This is the difference between a dream killer and destiny helper. While Tinubu chooses career progression for young Nigerians North or South, Obasanjo chooses wreckage of their leadership ships. Ask Bode George, Murtala Ashorobi, Adolphus Wabara, and Fayose, among others. This much his daughter, Iyabo Obasanjo, admitted in her media expose and supported by her mother in another burst of anger fuelled by alleged famed Obasanjo’s moral deficiencies.

He did it to his Vice President, Atiku Abubakar, over alleged offences bordering on inappropriate conducts in governance, even though Nigerians can’t differentiate between himself and Atiku during their party’s 16 years rule that took Nigerians to the Golgotha of want and hopelessness, particularly after PDP members shared security funds allocated by the Federal Government to fight terrorism in the country. For that sleaze and theft in the nation’s till, terrorists now knock Nigerians’ doors 24/7 effortlessly in careless raids to seize their wives and other possessions.

While Atiku has his albatross in poor performance as Vice President over alleged sale of national patrimony to cronies at half-pence, Nigerians are today talking about Peter Obi’s notoriety in alleged uncanny capacity for telling lies;  all hidden in the famed Pandora Files and misrule that turned Anambra people on their heads for survival. He is Obasanjo’s candidate in the prized poll.
Obi will soon find out that he is just a cannon folder in a complex game of wits to achieve a predetermined end.

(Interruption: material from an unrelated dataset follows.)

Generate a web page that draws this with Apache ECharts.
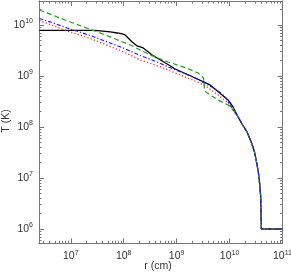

Conversely, Tinubu has a background he is coming from as a brilliant accountant with a clear vision and mission in governance process. He deployed this process when Obasanjo erected roadblock on his mission to grow Lagos to a bustling economy for millions of Nigerians, North and South, to survive by seizing the federal allocations to the state.

But Tinubu showed his strength of character and avowed commitment to growth as a philosophy in governance by even creating more local governments that thrived  without federal pay to the amazement of Obasanjo in the malice corners of his Aso Rock precincts.

Today, Lagos is the fifth largest economy in Africa, courtesy of Tinubu’s visionary leadership; a record Obasanjo never achieved, can never achieve; and the feat he hates to appreciate and will never acknowledge about the quality of the presidential candidate of APC.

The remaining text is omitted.